Dampak dari pengklasifikasian piutang ini tentu
saja berimplikasi pada upaya penagihan, seharusnya Dispenda Kota Batu lebih
mengutamakan untuk melakukan upaya-upaya paksa, bahkan sita terhadap WP yang
tidak taat pajak. Akan tetapi yang terjadi selama ini adalah pembiaran terhadap
piutang macet dan tidak dapat ditagih itu. Hal ini terlihat dari jumlah piutang
pajak hiburan yang berusia 2 sampai lebih dari 5 tahun meningkat hingga
mencapai angka Rp 26.077.745.311[10].
c.
Perpindahan wewenang
pengelolaan Pajak Bumi dan Bangunan
Mulai
awal tahun 2013, Pemerintah Kota Batu mengambil alih kewenangan pengelolaan
PBB-P2 Kota Batu.

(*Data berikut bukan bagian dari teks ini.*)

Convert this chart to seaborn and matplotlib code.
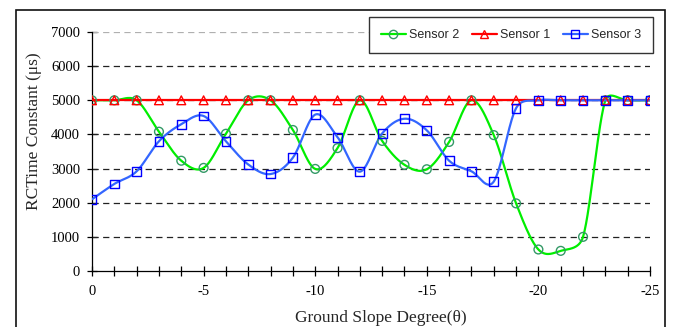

Hal ini sejalan dengan Peraturan Bersama Menteri Keuangan Dan
Menteri Dalam Negeri Nomor 213/PMK.07/2010 dan Nomor 58 Tahun 2010 Tentang
Tahapan Persiapan Pengalihan Pajak Bumi dan Bangunan Perdesaan dan Perkotaan
sebagai Pajak Daerah, bahwa paling lambat desentralisasi dilakukan di awal
tahun 2014. Atas desentralisasi tersebut, pemerintah Kota Batu menerima
limpahan daftar piutang PBB dari KPP Pratama Kota Batu.
Hal
yang kemudian menjadi masalah adalah bahwa Pemerintah Kota Batu belum
memvalidasi data piutang PBB senilai 14.764.577.225. Dimana nilai piutang
tersebut merupakan akumulasi piutang PBB sejak tahun 1996. Pada tahun 2014,
masalah ini juga belum dituntaskan.[11]
Terdapat beberapa permasalahan yang terjadi dalam pengelolaan PBB ini, antara
lain:
1.
Perbedaan saldo awal nilai
piutang BAST dengan SISMIOP
Dalam lampiran BAST
(Berita Acara Serah Terima) Data Piutang PBB–P2 dan Aset Sitaan dari KPP
Pratama Kota Batu Nomor BA-4/WPJ.12/KP.04/2013 nilai Piutang PBB-P2 per 31
Desember 2012 sebesar 14.764.577.225.
sementara dalam Sistem Manajemen Informasi Obyek Pajak (SISMIOP)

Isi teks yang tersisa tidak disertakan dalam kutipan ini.